━━ Input
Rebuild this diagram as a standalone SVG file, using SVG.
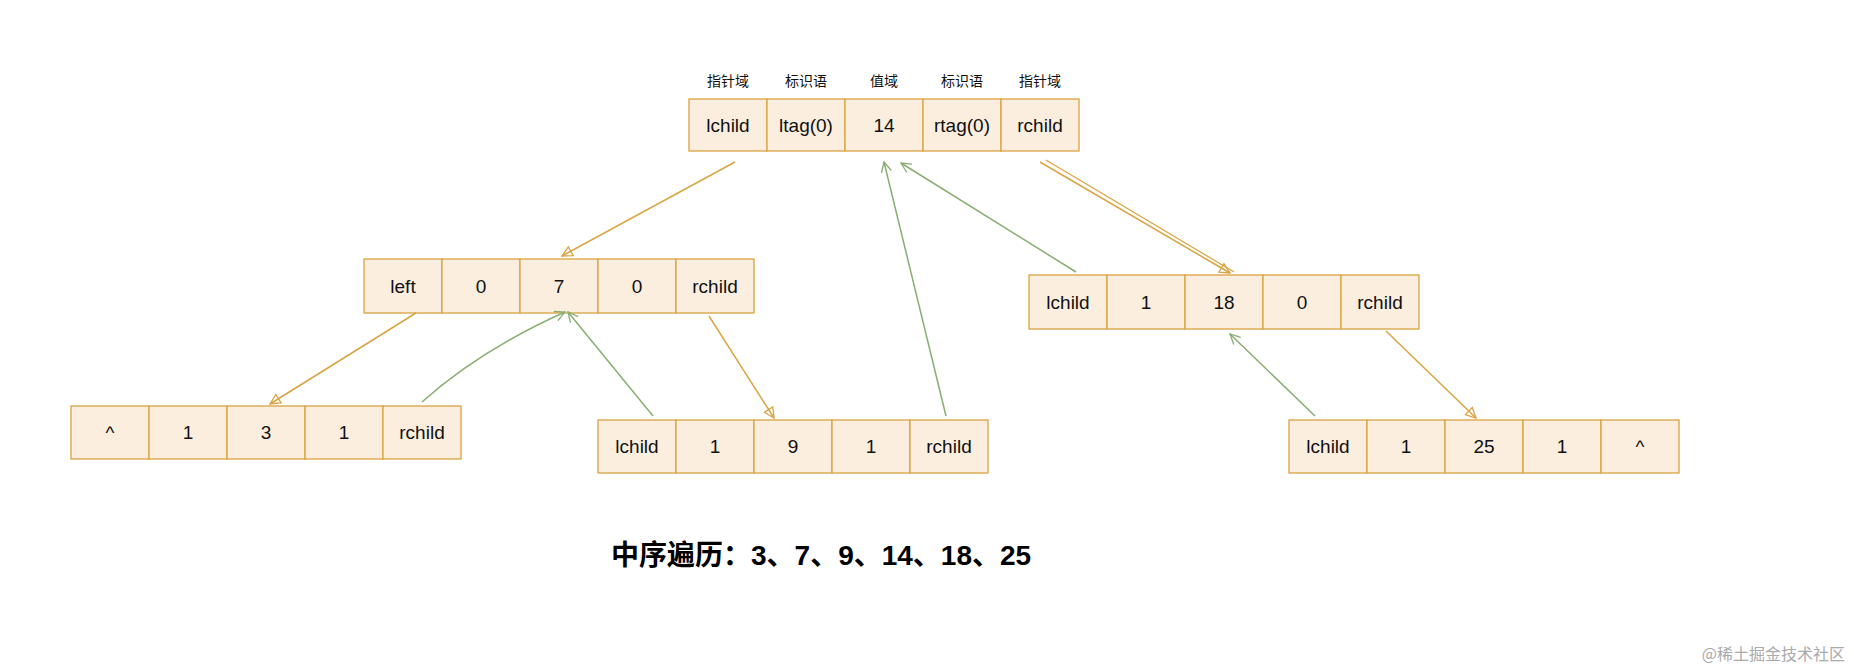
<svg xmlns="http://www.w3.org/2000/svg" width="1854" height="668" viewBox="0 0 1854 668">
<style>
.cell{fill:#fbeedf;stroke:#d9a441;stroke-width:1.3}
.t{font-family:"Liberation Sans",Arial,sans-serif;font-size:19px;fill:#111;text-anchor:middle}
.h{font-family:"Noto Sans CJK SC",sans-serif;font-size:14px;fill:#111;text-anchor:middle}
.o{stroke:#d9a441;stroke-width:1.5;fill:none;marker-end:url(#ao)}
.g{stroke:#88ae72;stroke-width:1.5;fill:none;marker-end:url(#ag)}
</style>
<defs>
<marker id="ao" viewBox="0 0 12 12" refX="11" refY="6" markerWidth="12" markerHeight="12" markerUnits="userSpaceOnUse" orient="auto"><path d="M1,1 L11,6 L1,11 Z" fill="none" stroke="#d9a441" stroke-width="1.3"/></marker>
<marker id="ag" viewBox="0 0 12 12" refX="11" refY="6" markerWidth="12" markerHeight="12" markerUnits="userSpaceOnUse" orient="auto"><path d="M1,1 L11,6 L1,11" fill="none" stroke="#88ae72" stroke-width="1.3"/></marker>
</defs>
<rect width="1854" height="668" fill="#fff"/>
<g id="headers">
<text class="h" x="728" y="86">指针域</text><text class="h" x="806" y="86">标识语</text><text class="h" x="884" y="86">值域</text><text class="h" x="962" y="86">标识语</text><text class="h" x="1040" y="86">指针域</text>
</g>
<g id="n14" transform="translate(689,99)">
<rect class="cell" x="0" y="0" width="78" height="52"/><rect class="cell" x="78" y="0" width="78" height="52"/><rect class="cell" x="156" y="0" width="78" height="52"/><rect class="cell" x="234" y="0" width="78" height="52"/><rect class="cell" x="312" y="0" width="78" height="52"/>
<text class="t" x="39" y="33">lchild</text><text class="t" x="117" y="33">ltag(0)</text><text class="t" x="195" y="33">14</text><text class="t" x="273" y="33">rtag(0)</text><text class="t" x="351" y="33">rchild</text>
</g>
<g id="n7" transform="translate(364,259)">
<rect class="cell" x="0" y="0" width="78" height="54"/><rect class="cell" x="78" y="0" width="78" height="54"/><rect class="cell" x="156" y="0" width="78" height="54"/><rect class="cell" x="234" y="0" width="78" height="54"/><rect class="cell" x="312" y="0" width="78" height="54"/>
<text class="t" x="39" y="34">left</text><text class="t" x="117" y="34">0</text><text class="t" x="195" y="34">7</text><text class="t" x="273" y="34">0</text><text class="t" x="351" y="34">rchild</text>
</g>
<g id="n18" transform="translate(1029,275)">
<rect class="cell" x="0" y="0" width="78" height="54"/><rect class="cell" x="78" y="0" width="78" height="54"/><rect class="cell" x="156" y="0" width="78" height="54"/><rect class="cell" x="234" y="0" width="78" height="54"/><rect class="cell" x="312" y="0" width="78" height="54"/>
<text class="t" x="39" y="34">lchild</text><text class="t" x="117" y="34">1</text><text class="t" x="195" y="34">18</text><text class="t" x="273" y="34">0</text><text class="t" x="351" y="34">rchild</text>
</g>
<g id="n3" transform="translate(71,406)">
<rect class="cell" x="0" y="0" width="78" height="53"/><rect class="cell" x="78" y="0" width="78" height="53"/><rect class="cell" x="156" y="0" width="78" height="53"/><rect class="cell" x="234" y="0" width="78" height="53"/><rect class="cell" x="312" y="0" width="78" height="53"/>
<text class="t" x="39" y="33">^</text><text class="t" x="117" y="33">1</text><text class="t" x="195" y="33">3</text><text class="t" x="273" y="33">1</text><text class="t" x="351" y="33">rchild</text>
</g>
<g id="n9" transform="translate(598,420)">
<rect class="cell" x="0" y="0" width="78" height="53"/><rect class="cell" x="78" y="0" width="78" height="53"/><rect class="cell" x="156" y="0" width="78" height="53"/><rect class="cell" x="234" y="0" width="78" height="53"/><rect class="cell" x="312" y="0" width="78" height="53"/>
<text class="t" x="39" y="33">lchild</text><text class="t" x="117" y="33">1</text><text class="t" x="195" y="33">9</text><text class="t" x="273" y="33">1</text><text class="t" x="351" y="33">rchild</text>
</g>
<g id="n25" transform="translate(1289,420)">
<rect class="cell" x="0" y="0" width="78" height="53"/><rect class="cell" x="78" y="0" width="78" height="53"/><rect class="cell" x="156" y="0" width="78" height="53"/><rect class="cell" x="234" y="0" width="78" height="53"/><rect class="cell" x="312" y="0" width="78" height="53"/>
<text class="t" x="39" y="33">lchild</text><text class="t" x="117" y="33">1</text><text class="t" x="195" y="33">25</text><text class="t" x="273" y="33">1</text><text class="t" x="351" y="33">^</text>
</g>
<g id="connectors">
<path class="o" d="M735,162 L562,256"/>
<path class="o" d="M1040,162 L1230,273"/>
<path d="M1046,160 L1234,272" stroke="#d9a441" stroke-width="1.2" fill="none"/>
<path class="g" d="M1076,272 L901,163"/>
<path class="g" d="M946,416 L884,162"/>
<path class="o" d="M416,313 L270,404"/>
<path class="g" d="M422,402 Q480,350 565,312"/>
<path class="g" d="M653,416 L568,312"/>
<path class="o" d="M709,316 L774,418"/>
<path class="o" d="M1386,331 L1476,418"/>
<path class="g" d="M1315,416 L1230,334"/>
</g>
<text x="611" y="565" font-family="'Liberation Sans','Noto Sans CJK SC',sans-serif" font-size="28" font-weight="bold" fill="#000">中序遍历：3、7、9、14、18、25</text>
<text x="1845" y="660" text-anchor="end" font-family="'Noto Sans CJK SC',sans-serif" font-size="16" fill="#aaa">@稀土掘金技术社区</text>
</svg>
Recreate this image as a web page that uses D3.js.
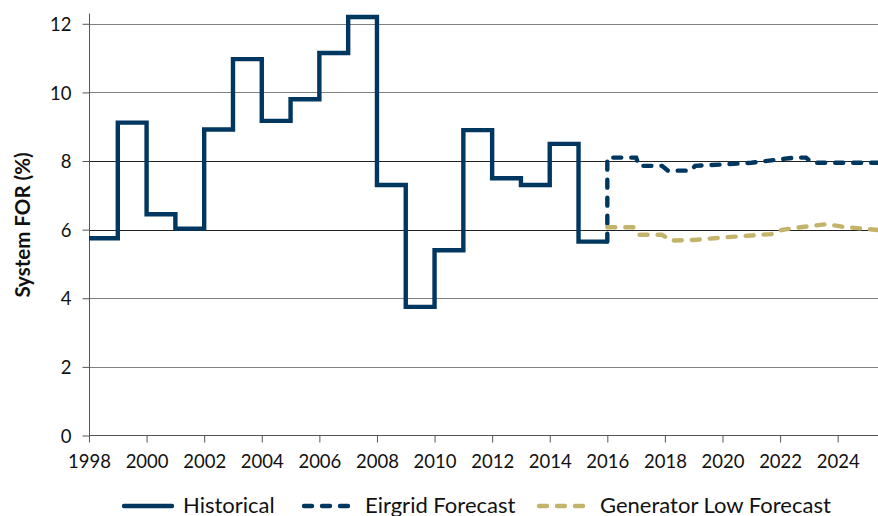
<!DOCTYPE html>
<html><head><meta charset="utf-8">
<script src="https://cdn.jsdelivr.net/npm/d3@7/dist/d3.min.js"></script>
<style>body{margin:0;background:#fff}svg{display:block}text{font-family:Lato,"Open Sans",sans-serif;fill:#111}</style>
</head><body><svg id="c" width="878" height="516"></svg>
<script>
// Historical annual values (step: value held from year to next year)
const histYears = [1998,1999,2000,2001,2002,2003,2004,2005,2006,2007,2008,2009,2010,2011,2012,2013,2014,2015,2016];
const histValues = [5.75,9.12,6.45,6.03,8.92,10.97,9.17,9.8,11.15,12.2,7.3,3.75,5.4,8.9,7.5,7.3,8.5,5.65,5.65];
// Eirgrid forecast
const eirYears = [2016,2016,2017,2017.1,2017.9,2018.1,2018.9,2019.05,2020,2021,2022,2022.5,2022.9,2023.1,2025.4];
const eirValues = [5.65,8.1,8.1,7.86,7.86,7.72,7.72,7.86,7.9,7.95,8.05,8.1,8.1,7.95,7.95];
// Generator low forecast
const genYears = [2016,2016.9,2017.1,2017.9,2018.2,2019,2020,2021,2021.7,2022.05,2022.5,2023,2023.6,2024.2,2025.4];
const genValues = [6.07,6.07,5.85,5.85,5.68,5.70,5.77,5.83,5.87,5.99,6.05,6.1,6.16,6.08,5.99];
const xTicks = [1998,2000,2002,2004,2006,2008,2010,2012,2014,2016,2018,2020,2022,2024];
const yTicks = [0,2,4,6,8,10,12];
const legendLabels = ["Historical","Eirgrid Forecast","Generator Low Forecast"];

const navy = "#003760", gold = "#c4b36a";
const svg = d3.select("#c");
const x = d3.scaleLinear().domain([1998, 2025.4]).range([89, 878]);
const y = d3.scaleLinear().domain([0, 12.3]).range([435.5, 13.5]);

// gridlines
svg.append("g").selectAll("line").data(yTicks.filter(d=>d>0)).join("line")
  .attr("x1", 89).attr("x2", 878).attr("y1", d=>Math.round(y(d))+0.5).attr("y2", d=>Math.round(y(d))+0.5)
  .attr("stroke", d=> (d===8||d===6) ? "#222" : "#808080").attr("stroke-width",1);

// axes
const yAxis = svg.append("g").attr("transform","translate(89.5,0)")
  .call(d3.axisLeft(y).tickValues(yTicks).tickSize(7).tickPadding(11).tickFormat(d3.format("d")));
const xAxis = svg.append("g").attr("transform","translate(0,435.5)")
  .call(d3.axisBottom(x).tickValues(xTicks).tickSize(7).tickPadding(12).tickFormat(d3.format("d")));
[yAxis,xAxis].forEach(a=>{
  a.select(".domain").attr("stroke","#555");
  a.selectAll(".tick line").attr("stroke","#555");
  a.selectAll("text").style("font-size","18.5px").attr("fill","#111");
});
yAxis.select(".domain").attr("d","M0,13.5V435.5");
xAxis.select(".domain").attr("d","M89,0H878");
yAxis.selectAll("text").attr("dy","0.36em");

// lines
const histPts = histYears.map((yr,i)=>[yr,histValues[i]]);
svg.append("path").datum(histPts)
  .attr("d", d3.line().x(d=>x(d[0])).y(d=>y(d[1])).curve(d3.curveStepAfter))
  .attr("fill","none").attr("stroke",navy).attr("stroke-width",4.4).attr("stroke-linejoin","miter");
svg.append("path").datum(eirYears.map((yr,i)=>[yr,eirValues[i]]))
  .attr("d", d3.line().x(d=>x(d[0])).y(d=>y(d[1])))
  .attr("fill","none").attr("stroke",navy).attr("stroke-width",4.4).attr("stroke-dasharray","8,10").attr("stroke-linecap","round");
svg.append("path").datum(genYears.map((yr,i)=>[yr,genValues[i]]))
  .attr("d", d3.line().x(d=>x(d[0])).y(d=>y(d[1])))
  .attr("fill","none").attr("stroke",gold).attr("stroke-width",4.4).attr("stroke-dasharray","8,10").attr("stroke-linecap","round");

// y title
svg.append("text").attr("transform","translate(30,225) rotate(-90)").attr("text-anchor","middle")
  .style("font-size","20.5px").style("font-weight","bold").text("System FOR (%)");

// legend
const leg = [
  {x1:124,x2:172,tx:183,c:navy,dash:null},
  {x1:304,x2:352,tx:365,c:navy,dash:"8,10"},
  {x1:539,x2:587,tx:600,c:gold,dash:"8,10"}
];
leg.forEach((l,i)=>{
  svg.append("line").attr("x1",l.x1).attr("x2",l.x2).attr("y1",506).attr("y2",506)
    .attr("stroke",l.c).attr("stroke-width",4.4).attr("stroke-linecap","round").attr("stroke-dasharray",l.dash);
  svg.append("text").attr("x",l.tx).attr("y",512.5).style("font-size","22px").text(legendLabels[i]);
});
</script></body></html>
━━━━
The lines you need run from the one containing "Recreate this image" down to the one containing "d=> (d===8||d===6) ?"; print them exactly, both ends included, and leave out pictures.

Recreate this image as a web page that uses D3.js.
<!DOCTYPE html>
<html><head><meta charset="utf-8">
<script src="https://cdn.jsdelivr.net/npm/d3@7/dist/d3.min.js"></script>
<style>body{margin:0;background:#fff}svg{display:block}text{font-family:Lato,"Open Sans",sans-serif;fill:#111}</style>
</head><body><svg id="c" width="878" height="516"></svg>
<script>
// Historical annual values (step: value held from year to next year)
const histYears = [1998,1999,2000,2001,2002,2003,2004,2005,2006,2007,2008,2009,2010,2011,2012,2013,2014,2015,2016];
const histValues = [5.75,9.12,6.45,6.03,8.92,10.97,9.17,9.8,11.15,12.2,7.3,3.75,5.4,8.9,7.5,7.3,8.5,5.65,5.65];
// Eirgrid forecast
const eirYears = [2016,2016,2017,2017.1,2017.9,2018.1,2018.9,2019.05,2020,2021,2022,2022.5,2022.9,2023.1,2025.4];
const eirValues = [5.65,8.1,8.1,7.86,7.86,7.72,7.72,7.86,7.9,7.95,8.05,8.1,8.1,7.95,7.95];
// Generator low forecast
const genYears = [2016,2016.9,2017.1,2017.9,2018.2,2019,2020,2021,2021.7,2022.05,2022.5,2023,2023.6,2024.2,2025.4];
const genValues = [6.07,6.07,5.85,5.85,5.68,5.70,5.77,5.83,5.87,5.99,6.05,6.1,6.16,6.08,5.99];
const xTicks = [1998,2000,2002,2004,2006,2008,2010,2012,2014,2016,2018,2020,2022,2024];
const yTicks = [0,2,4,6,8,10,12];
const legendLabels = ["Historical","Eirgrid Forecast","Generator Low Forecast"];

const navy = "#003760", gold = "#c4b36a";
const svg = d3.select("#c");
const x = d3.scaleLinear().domain([1998, 2025.4]).range([89, 878]);
const y = d3.scaleLinear().domain([0, 12.3]).range([435.5, 13.5]);

// gridlines
svg.append("g").selectAll("line").data(yTicks.filter(d=>d>0)).join("line")
  .attr("x1", 89).attr("x2", 878).attr("y1", d=>Math.round(y(d))+0.5).attr("y2", d=>Math.round(y(d))+0.5)
  .attr("stroke", d=> (d===8||d===6) ? "#222" : "#808080").attr("stroke-width",1);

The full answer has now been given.